### What this task involves
Reproduce all of the data below without alteration; exclude every picture.

### Material provided

↓

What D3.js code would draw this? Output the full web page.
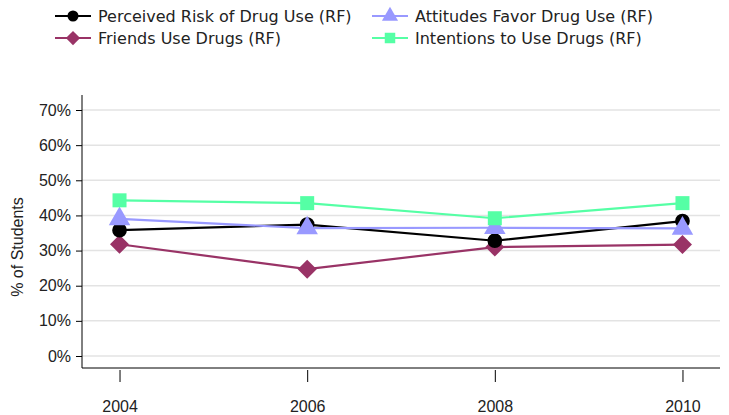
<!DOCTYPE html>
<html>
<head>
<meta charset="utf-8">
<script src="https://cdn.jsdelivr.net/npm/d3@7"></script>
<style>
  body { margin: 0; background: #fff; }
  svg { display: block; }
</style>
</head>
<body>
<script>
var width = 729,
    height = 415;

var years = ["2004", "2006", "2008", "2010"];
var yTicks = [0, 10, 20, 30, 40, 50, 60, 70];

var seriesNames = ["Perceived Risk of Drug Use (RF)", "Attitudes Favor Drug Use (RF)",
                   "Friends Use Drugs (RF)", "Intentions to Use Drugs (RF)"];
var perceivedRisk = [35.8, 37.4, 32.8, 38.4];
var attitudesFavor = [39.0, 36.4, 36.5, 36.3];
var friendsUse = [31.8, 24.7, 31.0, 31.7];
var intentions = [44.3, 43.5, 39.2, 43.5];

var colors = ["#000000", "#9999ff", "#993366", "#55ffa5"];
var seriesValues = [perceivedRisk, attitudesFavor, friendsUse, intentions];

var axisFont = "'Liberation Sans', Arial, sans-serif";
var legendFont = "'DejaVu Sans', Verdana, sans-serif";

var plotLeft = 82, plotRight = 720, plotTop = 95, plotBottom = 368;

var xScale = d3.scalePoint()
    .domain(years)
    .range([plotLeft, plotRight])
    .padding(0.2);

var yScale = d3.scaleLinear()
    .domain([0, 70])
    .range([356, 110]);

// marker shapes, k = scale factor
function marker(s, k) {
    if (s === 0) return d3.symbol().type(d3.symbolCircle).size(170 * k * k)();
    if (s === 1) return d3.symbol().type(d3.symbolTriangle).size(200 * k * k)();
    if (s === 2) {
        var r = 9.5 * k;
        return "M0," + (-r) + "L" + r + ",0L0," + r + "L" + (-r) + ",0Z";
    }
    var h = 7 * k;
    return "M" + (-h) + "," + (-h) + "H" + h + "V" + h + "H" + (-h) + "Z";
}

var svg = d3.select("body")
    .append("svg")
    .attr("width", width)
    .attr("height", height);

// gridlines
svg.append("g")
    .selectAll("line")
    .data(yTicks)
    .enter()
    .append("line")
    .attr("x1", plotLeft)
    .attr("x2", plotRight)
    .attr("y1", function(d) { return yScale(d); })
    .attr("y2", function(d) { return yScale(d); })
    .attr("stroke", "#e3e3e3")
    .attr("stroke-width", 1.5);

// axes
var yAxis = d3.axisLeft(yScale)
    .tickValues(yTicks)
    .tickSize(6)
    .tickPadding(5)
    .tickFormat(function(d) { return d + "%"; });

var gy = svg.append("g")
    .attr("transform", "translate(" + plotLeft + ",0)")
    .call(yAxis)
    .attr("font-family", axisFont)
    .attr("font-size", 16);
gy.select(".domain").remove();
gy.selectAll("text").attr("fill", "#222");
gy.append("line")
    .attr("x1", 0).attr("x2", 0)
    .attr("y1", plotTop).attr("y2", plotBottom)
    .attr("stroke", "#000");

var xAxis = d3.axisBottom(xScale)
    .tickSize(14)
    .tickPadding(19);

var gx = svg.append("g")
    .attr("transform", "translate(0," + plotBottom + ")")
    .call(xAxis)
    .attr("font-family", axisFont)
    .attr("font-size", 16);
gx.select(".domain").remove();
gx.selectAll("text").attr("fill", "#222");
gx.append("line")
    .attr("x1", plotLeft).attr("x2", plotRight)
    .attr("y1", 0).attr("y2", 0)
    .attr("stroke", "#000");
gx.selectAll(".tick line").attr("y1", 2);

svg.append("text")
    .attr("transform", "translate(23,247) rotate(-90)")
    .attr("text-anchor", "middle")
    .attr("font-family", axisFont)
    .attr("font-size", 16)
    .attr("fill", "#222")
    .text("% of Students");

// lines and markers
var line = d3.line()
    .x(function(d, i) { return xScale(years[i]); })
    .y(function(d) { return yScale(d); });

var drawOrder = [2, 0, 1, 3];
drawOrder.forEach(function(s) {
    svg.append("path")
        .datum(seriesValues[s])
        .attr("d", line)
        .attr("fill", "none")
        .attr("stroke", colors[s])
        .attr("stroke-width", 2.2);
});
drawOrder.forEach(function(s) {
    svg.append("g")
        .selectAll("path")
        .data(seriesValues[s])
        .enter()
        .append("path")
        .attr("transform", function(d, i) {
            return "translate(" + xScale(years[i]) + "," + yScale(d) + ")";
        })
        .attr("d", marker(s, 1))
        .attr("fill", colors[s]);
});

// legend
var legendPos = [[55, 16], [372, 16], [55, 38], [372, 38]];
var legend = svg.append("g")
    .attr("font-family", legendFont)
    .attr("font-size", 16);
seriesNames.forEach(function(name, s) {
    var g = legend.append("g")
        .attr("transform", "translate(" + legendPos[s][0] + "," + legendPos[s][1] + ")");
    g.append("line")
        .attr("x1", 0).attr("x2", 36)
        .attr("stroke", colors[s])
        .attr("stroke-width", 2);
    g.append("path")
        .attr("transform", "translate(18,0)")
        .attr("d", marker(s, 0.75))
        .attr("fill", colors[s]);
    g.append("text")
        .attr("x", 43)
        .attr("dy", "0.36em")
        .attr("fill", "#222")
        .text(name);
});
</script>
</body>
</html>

↑

### Written reply
What D3.js code would draw this? Output the full web page.
<!DOCTYPE html>
<html>
<head>
<meta charset="utf-8">
<script src="https://cdn.jsdelivr.net/npm/d3@7"></script>
<style>
  body { margin: 0; background: #fff; }
  svg { display: block; }
</style>
</head>
<body>
<script>
var width = 729,
    height = 415;

var years = ["2004", "2006", "2008", "2010"];
var yTicks = [0, 10, 20, 30, 40, 50, 60, 70];

var seriesNames = ["Perceived Risk of Drug Use (RF)", "Attitudes Favor Drug Use (RF)",
                   "Friends Use Drugs (RF)", "Intentions to Use Drugs (RF)"];
var perceivedRisk = [35.8, 37.4, 32.8, 38.4];
var attitudesFavor = [39.0, 36.4, 36.5, 36.3];
var friendsUse = [31.8, 24.7, 31.0, 31.7];
var intentions = [44.3, 43.5, 39.2, 43.5];

var colors = ["#000000", "#9999ff", "#993366", "#55ffa5"];
var seriesValues = [perceivedRisk, attitudesFavor, friendsUse, intentions];

var axisFont = "'Liberation Sans', Arial, sans-serif";
var legendFont = "'DejaVu Sans', Verdana, sans-serif";

var plotLeft = 82, plotRight = 720, plotTop = 95, plotBottom = 368;

var xScale = d3.scalePoint()
    .domain(years)
    .range([plotLeft, plotRight])
    .padding(0.2);

var yScale = d3.scaleLinear()
    .domain([0, 70])
    .range([356, 110]);

// marker shapes, k = scale factor
function marker(s, k) {
    if (s === 0) return d3.symbol().type(d3.symbolCircle).size(170 * k * k)();
    if (s === 1) return d3.symbol().type(d3.symbolTriangle).size(200 * k * k)();
    if (s === 2) {
        var r = 9.5 * k;
        return "M0," + (-r) + "L" + r + ",0L0," + r + "L" + (-r) + ",0Z";
    }
    var h = 7 * k;
    return "M" + (-h) + "," + (-h) + "H" + h + "V" + h + "H" + (-h) + "Z";
}

var svg = d3.select("body")
    .append("svg")
    .attr("width", width)
    .attr("height", height);

// gridlines
svg.append("g")
    .selectAll("line")
    .data(yTicks)
    .enter()
    .append("line")
    .attr("x1", plotLeft)
    .attr("x2", plotRight)
    .attr("y1", function(d) { return yScale(d); })
    .attr("y2", function(d) { return yScale(d); })
    .attr("stroke", "#e3e3e3")
    .attr("stroke-width", 1.5);

// axes
var yAxis = d3.axisLeft(yScale)
    .tickValues(yTicks)
    .tickSize(6)
    .tickPadding(5)
    .tickFormat(function(d) { return d + "%"; });

var gy = svg.append("g")
    .attr("transform", "translate(" + plotLeft + ",0)")
    .call(yAxis)
    .attr("font-family", axisFont)
    .attr("font-size", 16);
gy.select(".domain").remove();
gy.selectAll("text").attr("fill", "#222");
gy.append("line")
    .attr("x1", 0).attr("x2", 0)
    .attr("y1", plotTop).attr("y2", plotBottom)
    .attr("stroke", "#000");

var xAxis = d3.axisBottom(xScale)
    .tickSize(14)
    .tickPadding(19);

var gx = svg.append("g")
    .attr("transform", "translate(0," + plotBottom + ")")
    .call(xAxis)
    .attr("font-family", axisFont)
    .attr("font-size", 16);
gx.select(".domain").remove();
gx.selectAll("text").attr("fill", "#222");
gx.append("line")
    .attr("x1", plotLeft).attr("x2", plotRight)
    .attr("y1", 0).attr("y2", 0)
    .attr("stroke", "#000");
gx.selectAll(".tick line").attr("y1", 2);

svg.append("text")
    .attr("transform", "translate(23,247) rotate(-90)")
    .attr("text-anchor", "middle")
    .attr("font-family", axisFont)
    .attr("font-size", 16)
    .attr("fill", "#222")
    .text("% of Students");

// lines and markers
var line = d3.line()
    .x(function(d, i) { return xScale(years[i]); })
    .y(function(d) { return yScale(d); });

var drawOrder = [2, 0, 1, 3];
drawOrder.forEach(function(s) {
    svg.append("path")
        .datum(seriesValues[s])
        .attr("d", line)
        .attr("fill", "none")
        .attr("stroke", colors[s])
        .attr("stroke-width", 2.2);
});
drawOrder.forEach(function(s) {
    svg.append("g")
        .selectAll("path")
        .data(seriesValues[s])
        .enter()
        .append("path")
        .attr("transform", function(d, i) {
            return "translate(" + xScale(years[i]) + "," + yScale(d) + ")";
        })
        .attr("d", marker(s, 1))
        .attr("fill", colors[s]);
});

// legend
var legendPos = [[55, 16], [372, 16], [55, 38], [372, 38]];
var legend = svg.append("g")
    .attr("font-family", legendFont)
    .attr("font-size", 16);
seriesNames.forEach(function(name, s) {
    var g = legend.append("g")
        .attr("transform", "translate(" + legendPos[s][0] + "," + legendPos[s][1] + ")");
    g.append("line")
        .attr("x1", 0).attr("x2", 36)
        .attr("stroke", colors[s])
        .attr("stroke-width", 2);
    g.append("path")
        .attr("transform", "translate(18,0)")
        .attr("d", marker(s, 0.75))
        .attr("fill", colors[s]);
    g.append("text")
        .attr("x", 43)
        .attr("dy", "0.36em")
        .attr("fill", "#222")
        .text(name);
});
</script>
</body>
</html>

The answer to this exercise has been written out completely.